On September 23, 1944, the 10th Armored Division arrived in the French port of Cherbourg. It soon advanced eastward into the province of Lorraine and along the Moselle River valley. When the German army launched its offensive in the Battle of the Bulge, the "Tiger" division was diverted to the north, where it provided support to Allied forces in the town of Bastogne, Belgium. The 10th returned in early 1945 to the Moselle-Saar region to continue its drive into Germany. On March 2, 1945, the unit captured the city of Trier. It crossed the Rhine River later that month. Moving southward into Bavaria, the 10th took the town of Oberammergau and had reached Innsbruck, Austria, when the war ended.

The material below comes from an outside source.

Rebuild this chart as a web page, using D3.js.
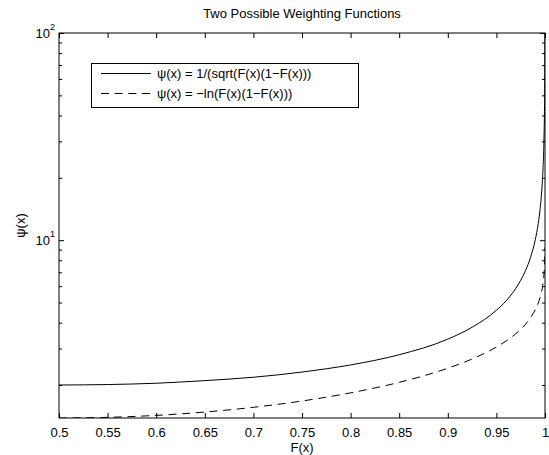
<!DOCTYPE html>
<html>
<head>
<meta charset="utf-8">
<script src="https://cdn.jsdelivr.net/npm/d3@7"></script>
<style>
  body { margin: 0; background: #fff; }
  svg { display: block; font-family: "Liberation Sans", Arial, sans-serif; }
  .domain { display: none; }
  .tick line { stroke: #000; }
  .tick text { font-size: 13px; fill: #000; }
</style>
</head>
<body>
<div id="chart"></div>
<script>
// values
const fValues = [0.5, 0.55, 0.6, 0.65, 0.7, 0.75, 0.8, 0.85, 0.9, 0.925, 0.95, 0.96, 0.97, 0.98,
  0.985, 0.99, 0.993, 0.995, 0.997, 0.998, 0.999, 0.9995, 0.9998, 0.9999];
const psiSqrt = [2.0, 2.01, 2.04, 2.10, 2.18, 2.31, 2.5, 2.8, 3.33, 3.8, 4.59, 5.1, 5.86, 7.14,
  8.23, 10.05, 12.0, 14.2, 18.3, 22.4, 31.6, 44.7, 70.7, 100];
const psiLog = [1.386, 1.396, 1.427, 1.481, 1.561, 1.674, 1.833, 2.06, 2.41, 2.67, 3.05, 3.26, 3.54, 3.93,
  4.22, 4.62, 4.97, 5.3, 5.81, 6.22, 6.91, 7.6, 8.52, 9.21];
const xTicks = [0.5, 0.55, 0.6, 0.65, 0.7, 0.75, 0.8, 0.85, 0.9, 0.95, 1];
const yMajor = [10, 100];
const yMinor = [2, 3, 4, 5, 6, 7, 8, 9, 20, 30, 40, 50, 60, 70, 80, 90];
const legendLabels = ['\u03c8(x) = 1/(sqrt(F(x)(1\u2212F(x)))', '\u03c8(x) = \u2212ln(F(x)(1\u2212F(x)))'];

const width = 549, height = 455;
const margin = { top: 33, right: 4, bottom: 37, left: 59 };
const dash = '8,5.7';

const svg = d3.select('#chart').append('svg')
  .attr('width', width).attr('height', height);

const x = d3.scaleLinear().domain([0.5, 1]).range([margin.left, width - margin.right]);
const y = d3.scaleLog().domain([1.386, 100]).range([height - margin.bottom, margin.top]);

// curves
const line = (vals) => d3.line()
  .x((d, i) => x(fValues[i]))
  .y((d) => y(d))
  .curve(d3.curveMonotoneX)(vals);

svg.append('clipPath').attr('id', 'clip').append('rect')
  .attr('x', margin.left).attr('y', margin.top)
  .attr('width', x(1) - x(0.5)).attr('height', y(1.386) - y(100));

const plot = svg.append('g').attr('clip-path', 'url(#clip)');
plot.append('path').attr('d', line(psiSqrt))
  .attr('fill', 'none').attr('stroke', '#000').attr('stroke-width', 1);
plot.append('path').attr('d', line(psiLog))
  .attr('fill', 'none').attr('stroke', '#000').attr('stroke-width', 1)
  .attr('stroke-dasharray', dash);

// x axes (bottom with labels, top ticks only)
svg.append('g')
  .attr('transform', `translate(0,${y(1.386)})`)
  .call(d3.axisBottom(x).tickValues(xTicks).tickSizeInner(-5).tickSizeOuter(0).tickPadding(10)
    .tickFormat(d3.format('')));
svg.append('g')
  .attr('transform', `translate(0,${y(100)})`)
  .call(d3.axisTop(x).tickValues(xTicks).tickSizeInner(-5).tickSizeOuter(0).tickFormat(''));

// y axes
svg.append('g').attr('transform', `translate(${x(0.5)},0)`)
  .call(d3.axisLeft(y).tickValues(yMinor).tickSizeInner(-3).tickSizeOuter(0).tickFormat(''));
svg.append('g').attr('transform', `translate(${x(0.5)},0)`)
  .call(d3.axisLeft(y).tickValues(yMajor).tickSizeInner(-5).tickSizeOuter(0).tickFormat(''));
svg.append('g').attr('transform', `translate(${x(1)},0)`)
  .call(d3.axisRight(y).tickValues(yMinor).tickSizeInner(-3).tickSizeOuter(0).tickFormat(''));
svg.append('g').attr('transform', `translate(${x(1)},0)`)
  .call(d3.axisRight(y).tickValues(yMajor).tickSizeInner(-5).tickSizeOuter(0).tickFormat(''));

// y major labels as 10^n
yMajor.forEach((v) => {
  const t = svg.append('text')
    .attr('x', x(0.5) - 4).attr('y', y(v) + 5)
    .attr('text-anchor', 'end').attr('font-size', 13);
  t.append('tspan').text('10');
  t.append('tspan').attr('dy', -8).attr('font-size', 9).text(Math.round(Math.log10(v)));
});

// box
svg.append('rect')
  .attr('x', x(0.5)).attr('y', y(100))
  .attr('width', x(1) - x(0.5)).attr('height', y(1.386) - y(100))
  .attr('fill', 'none').attr('stroke', '#000').attr('stroke-width', 1);

// titles
svg.append('text').attr('x', (x(0.5) + x(1)) / 2).attr('y', 18)
  .attr('text-anchor', 'middle').attr('font-size', 13).text('Two Possible Weighting Functions');
svg.append('text').attr('x', (x(0.5) + x(1)) / 2).attr('y', 452)
  .attr('text-anchor', 'middle').attr('font-size', 13).text('F(x)');
svg.append('text')
  .attr('transform', `translate(25,${(y(1.386) + y(100)) / 2}) rotate(-90)`)
  .attr('text-anchor', 'middle').attr('font-size', 13).text('\u03c8(x)');

// legend
const legend = svg.append('g');
legend.append('rect').attr('x', 91.5).attr('y', 63.5).attr('width', 267).attr('height', 44)
  .attr('fill', '#fff').attr('stroke', '#000').attr('stroke-width', 1);
legendLabels.forEach((label, i) => {
  const ly = 73.5 + i * 20;
  legend.append('line').attr('x1', 101).attr('x2', 151).attr('y1', ly).attr('y2', ly)
    .attr('stroke', '#000').attr('stroke-dasharray', i === 1 ? dash : null);
  legend.append('text').attr('x', 157).attr('y', ly + 4.5).attr('font-size', 13).text(label);
});
</script>
</body>
</html>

As it drove into the heartland of Bavaria, the "Tiger" division overran one of the many subcamps of Dachau in the Landsberg area on April 27, 1945.

Recognition

The 10th Armored Division was recognized as a liberating unit by the US Army's Center of Military History and the United States Holocaust Memorial Museum in 1985.

Casualty Figures

Casualty figures for the 10th Armored Division, European theater of operations:

  • Total battle casualties: 4,031
  • Total deaths in battle: 784

Division Nickname

The "Tiger" nickname of the 10th originates from a division-wide contest held while it was training in the United States, symbolizing the division "clawing and mauling" its way through the enemy.